The Maritime Museum’s ship collection includes California and National Historic Landmarks: the 1898 ferry boat, Berkeley, a recipient of a National Maritime Act Save America’s Treasures Award and the 1863 bark, Star of India, recognized by the World Ship Trust as one of the few historic vessels that are important treasures of humanity and on a path toward inscription as a UNESCO World Heritage Site. In addition, the MMSD also owns and operates full-sized replica ships which speak to the Pacific of the eighteenth and early nineteenth centuries.
Cabrillo National Monument, established in 1913, commemorates Juan Rodríguez Cabrillo's 1542 voyage of discovery in which the first European expedition to explore what is now the west coast of the United States was settled.
Cabrillo departed from the port of Navidad, Mexico, on June 27, 1542. Three months later he arrived at "a very good enclosed port." That port is known today as San Diego bay. Historians believe he anchored his flagship, the San Salvador, on Point Loma's east shore near Cabrillo National Monument. Cabrillo later died during the expedition, but his crew pushed on, possibly as far north as Oregon, before thrashing winter storms forced them to back to Mexico. The National Monument operated by the National Park Service exhibits a museum gallery, a theater, historic light house, tide pools and extensive hiking trails and book store.
In 1542 the Spanish first came to what is now San Diego, but settlement did not start until 1769. “Old Town” is the site of the first settlement.
In 1821 Mexico won independence from Spain, and along with it, California. In 1848 the Mexican War saw the annexation of California to the United States. From about 1868, San Diego's "New Town" began to be built in what is now downtown San Diego. This led to a general decline of Old Town up until 1969 --the 200th anniversary of San Diego-- when the city's Bicentennial celebration returned Old Town to the public eye, and to the heart of San Diego.

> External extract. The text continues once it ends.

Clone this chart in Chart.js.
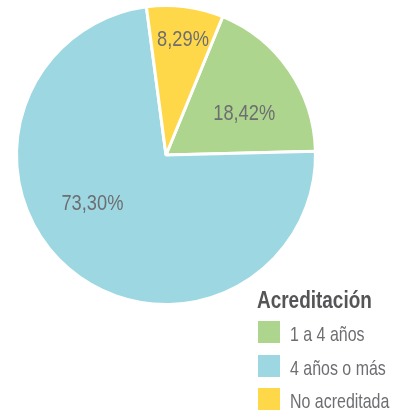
<!DOCTYPE html>
<html>
<head>
<meta charset="utf-8">
<script src="https://cdn.jsdelivr.net/npm/chart.js@4"></script>
<style>
  html, body { margin: 0; padding: 0; background: #fff; }
  #wrap { position: relative; width: 405px; height: 413px; }
  #legend { position: absolute; left: 0; top: 0; font-family: "Liberation Sans", Arial, sans-serif; }
  .title { position: absolute; left: 257px; top: 286px; font-size: 24px; line-height: 28px; font-weight: bold; color: #555557; white-space: nowrap; transform: scaleX(0.79); transform-origin: 0 0; }
  .box { position: absolute; left: 258px; width: 22px; height: 22px; }
  .lbl { position: absolute; left: 290px; font-size: 21px; line-height: 24px; color: #6d6e71; white-space: nowrap; transform: scaleX(0.76); transform-origin: 0 0; }
</style>
</head>
<body>
<div id="wrap">
  <canvas id="chart" width="405" height="413"></canvas>
  <div id="legend"></div>
</div>
<script>
const legendTitle = "Acreditación";
const categories = ["1 a 4 años", "4 años o más", "No acreditada"];
const shares = [18.42, 73.30, 8.29];
const colors = ["#aed58d", "#9dd8e2", "#ffd84a"];

// label placement inside each slice (fraction of radius, angle nudge in degrees)
const labelRadius = [0.59, 0.59, 0.78];
const labelNudge = [7, 16, 1];

const sliceLabels = {
  id: "sliceLabels",
  afterDatasetsDraw(chart) {
    const { ctx } = chart;
    const meta = chart.getDatasetMeta(0);
    meta.data.forEach((arc, i) => {
      const p = arc.getProps(["x", "y", "startAngle", "endAngle", "outerRadius"], true);
      const mid = (p.startAngle + p.endAngle) / 2 + labelNudge[i] * Math.PI / 180;
      const r = p.outerRadius * labelRadius[i];
      const text = shares[i].toFixed(2).replace(".", ",") + "%";
      ctx.save();
      ctx.translate(p.x + Math.cos(mid) * r, p.y + Math.sin(mid) * r);
      ctx.scale(0.83, 1); // condensed look
      ctx.font = "22px 'Liberation Sans', Arial, sans-serif";
      ctx.fillStyle = "#6d6e71";
      ctx.textAlign = "center";
      ctx.textBaseline = "middle";
      ctx.fillText(text, 0, 0);
      ctx.restore();
    });
  }
};

new Chart(document.getElementById("chart"), {
  type: "pie",
  data: {
    labels: categories,
    datasets: [{
      data: shares,
      backgroundColor: colors,
      borderColor: "#ffffff",
      borderWidth: 3,
    }],
  },
  options: {
    responsive: false,
    animation: false,
    rotation: 22.3,
    layout: { padding: { left: 15, top: 4, right: 88, bottom: 107 } },
    plugins: {
      legend: { display: false },
      tooltip: { enabled: false },
    },
  },
  plugins: [sliceLabels],
});

// legend built from the same arrays
const legend = document.getElementById("legend");
const t = document.createElement("div");
t.className = "title";
t.textContent = legendTitle;
legend.appendChild(t);
categories.forEach((c, i) => {
  const top = 321 + i * 33.5;
  const b = document.createElement("div");
  b.className = "box";
  b.style.top = top + "px";
  b.style.background = colors[i];
  legend.appendChild(b);
  const l = document.createElement("div");
  l.className = "lbl";
  l.style.top = (top + 1) + "px";
  l.textContent = c;
  legend.appendChild(l);
});
</script>
</body>
</html>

First of the 21 missions and known as the Mother of the Missions, Mission San Diego de Alcala was founded on July 16, 1769 by Blessed Junipero Serra.

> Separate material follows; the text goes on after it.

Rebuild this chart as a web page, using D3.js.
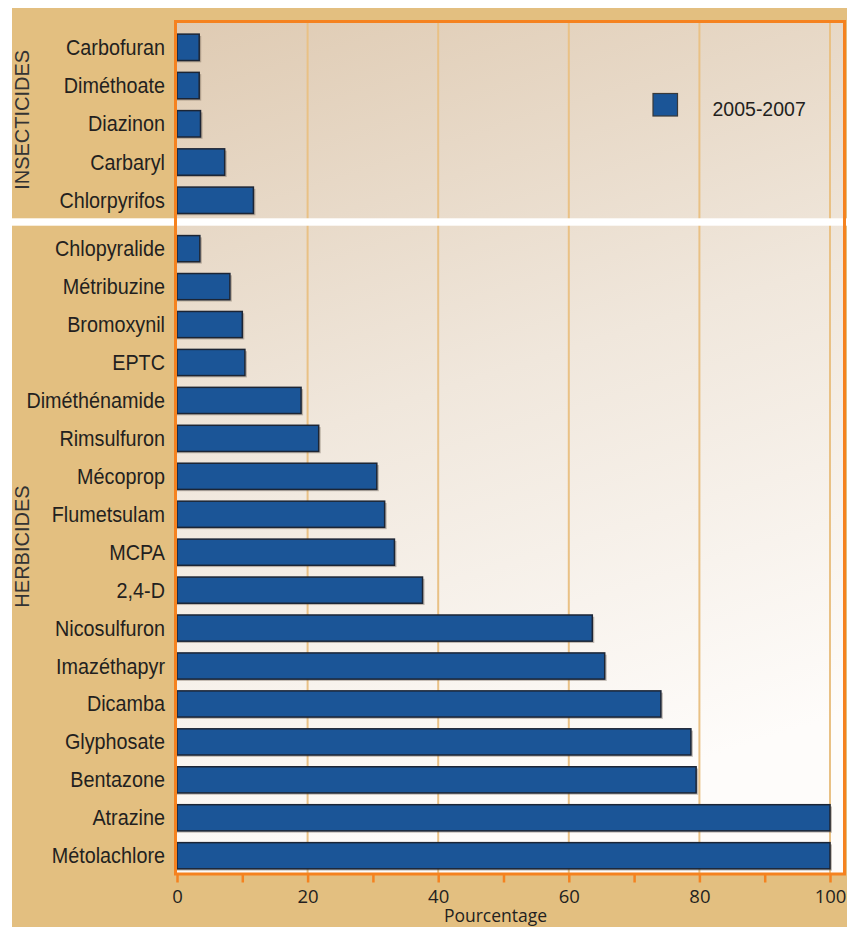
<!DOCTYPE html>
<html>
<head>
<meta charset="utf-8">
<script src="https://cdn.jsdelivr.net/npm/d3@7"></script>
<style>
  html, body { margin: 0; padding: 0; background: #ffffff; }
  svg { display: block; }
</style>
</head>
<body>
<svg id="chart" width="847" height="927"></svg>
<script>
// ---- Data ----
const insecticides = ["Carbofuran", "Diméthoate", "Diazinon", "Carbaryl", "Chlorpyrifos"];
const insecticideValues = [3.4, 3.4, 3.6, 7.3, 11.7];

const herbicides = ["Chlopyralide", "Métribuzine", "Bromoxynil", "EPTC", "Diméthénamide",
  "Rimsulfuron", "Mécoprop", "Flumetsulam", "MCPA", "2,4-D", "Nicosulfuron",
  "Imazéthapyr", "Dicamba", "Glyphosate", "Bentazone", "Atrazine", "Métolachlore"];
const herbicideValues = [3.5, 8.1, 10.0, 10.4, 19.0, 21.7, 30.6, 31.8, 33.3, 37.6, 63.6,
  65.5, 74.1, 78.7, 79.5, 100, 100];

const groupLabels = ["INSECTICIDES", "HERBICIDES"];
const seriesName = "2005-2007";
const tickValues = [0, 10, 20, 30, 40, 50, 60, 70, 80, 90, 100];
const tickLabels = ["0", "", "20", "", "40", "", "60", "", "80", "", "100"];
const axisTitle = "Pourcentage";

// ---- Layout ----
const svg = d3.select("#chart");
const W = 847, H = 927;
const plot = { left: 175.5, top: 21.5, right: 844.5, bottom: 874 };

const x = d3.scaleLinear().domain([0, 100]).range([177, 830]);
const yIns = d3.scaleBand().domain(insecticides).range([28.2, 219.4]).paddingInner(0.31).paddingOuter(0.155);
const yHerb = d3.scaleBand().domain(herbicides).range([229.7, 874.7]).paddingInner(0.31).paddingOuter(0.155);

const defs = svg.append("defs");
const grad = defs.append("linearGradient").attr("id", "bg")
  .attr("x1", 0).attr("y1", 0).attr("x2", 0.25).attr("y2", 1);
grad.append("stop").attr("offset", 0).attr("stop-color", "#dfcbb3");
grad.append("stop").attr("offset", 0.5).attr("stop-color", "#f0e7dc");
grad.append("stop").attr("offset", 1).attr("stop-color", "#fefcfa");

// outer tan panel
svg.append("rect").attr("x", 12).attr("y", 8).attr("width", W - 12).attr("height", H - 8)
  .attr("fill", "#e3bf80");

// plot background
svg.append("rect").attr("x", plot.left).attr("y", plot.top)
  .attr("width", plot.right - plot.left).attr("height", plot.bottom - plot.top)
  .attr("fill", "url(#bg)");

// gridlines
svg.append("g").selectAll("line").data([20, 40, 60, 80, 100]).join("line")
  .attr("x1", d => x(d)).attr("x2", d => x(d))
  .attr("y1", plot.top).attr("y2", plot.bottom)
  .attr("stroke", "#e9c185").attr("stroke-width", 2);

// white separator band
svg.append("rect").attr("x", 12).attr("y", 218.3).attr("width", W - 12).attr("height", 7.4)
  .attr("fill", "#ffffff");

// bars
function drawBars(cats, vals, yScale) {
  const data = cats.map((c, i) => ({ c, v: vals[i] }));
  const g = svg.append("g");
  g.selectAll("rect.shadow").data(data).join("rect").attr("class", "shadow")
    .attr("x", x(0)).attr("y", d => yScale(d.c) + 1.8)
    .attr("width", d => x(d.v) - x(0) + 2).attr("height", yScale.bandwidth())
    .attr("fill", "rgba(90,75,60,0.35)");
  g.selectAll("rect.bar").data(data).join("rect").attr("class", "bar")
    .attr("x", x(0)).attr("y", d => yScale(d.c))
    .attr("width", d => x(d.v) - x(0)).attr("height", yScale.bandwidth())
    .attr("fill", "#1b5597").attr("stroke", "#1c2535").attr("stroke-width", 1.5);
  g.selectAll("text").data(data).join("text")
    .attr("transform", d => `translate(165,${yScale(d.c) + yScale.bandwidth() / 2}) scale(1,1.08)`)
    .attr("dy", "0.35em").attr("text-anchor", "end")
    .attr("font-family", "'Liberation Sans', Arial, sans-serif")
    .attr("font-size", 19.8).attr("fill", "#231f20")
    .text(d => d.c);
}
drawBars(insecticides, insecticideValues, yIns);
drawBars(herbicides, herbicideValues, yHerb);

// plot border
svg.append("rect").attr("x", plot.left).attr("y", plot.top)
  .attr("width", plot.right - plot.left).attr("height", plot.bottom - plot.top)
  .attr("fill", "none").attr("stroke", "#f5821f").attr("stroke-width", 3);

// x axis
const axis = d3.axisBottom(x).tickValues(tickValues).tickSize(8)
  .tickFormat((d, i) => tickLabels[i]);
const ax = svg.append("g").attr("transform", `translate(0,${plot.bottom + 0.5})`).call(axis);
ax.select(".domain").remove();
ax.selectAll(".tick line").attr("stroke", "#f5821f").attr("stroke-width", 2.5);
ax.selectAll(".tick text").attr("y", 28.5).attr("dy", null)
  .attr("font-family", "'Open Sans', sans-serif").attr("font-size", 18.5)
  .attr("fill", "#231f20");

svg.append("text").attr("x", 495.5).attr("y", 922).attr("text-anchor", "middle")
  .attr("font-family", "'Open Sans', sans-serif").attr("font-size", 17.5)
  .attr("fill", "#231f20").text(axisTitle);

// group labels
const groupCenters = [
  (yIns.range()[0] + yIns.range()[1]) / 2 - 4,
  546.5
];
svg.append("g").selectAll("text").data(groupLabels).join("text")
  .attr("transform", (d, i) => `translate(28.5,${groupCenters[i]}) rotate(-90)`)
  .attr("text-anchor", "middle")
  .attr("font-family", "'Liberation Sans', Arial, sans-serif")
  .attr("font-size", 20).attr("fill", "#333333")
  .text(d => d);

// legend
svg.append("rect").attr("x", 653).attr("y", 93.5).attr("width", 24.5).attr("height", 22.5)
  .attr("fill", "#1b5597").attr("stroke", "#3a3a3a").attr("stroke-width", 1.2);
svg.append("text").attr("x", 712.5).attr("y", 116)
  .attr("font-family", "'Liberation Sans', Arial, sans-serif")
  .attr("font-size", 19.5).attr("fill", "#231f20").text(seriesName);
</script>
</body>
</html>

Founded in an area long inhabited by the Kumeyaay Indians. The mission and the surrounding area were named for the Catholic Saint Didacus, a Spaniard more commonly known as San Diego. The mission was the site of the first Christian burial in Alta California. Father Luís Jayme, "California's First Christian Martyr," lies entombed beneath the chancel floor. The current church is the fourth to stand on this location. The Mission is a National Historic Landmark. The Mission today is an active Catholic Parish in the Diocese of San Diego.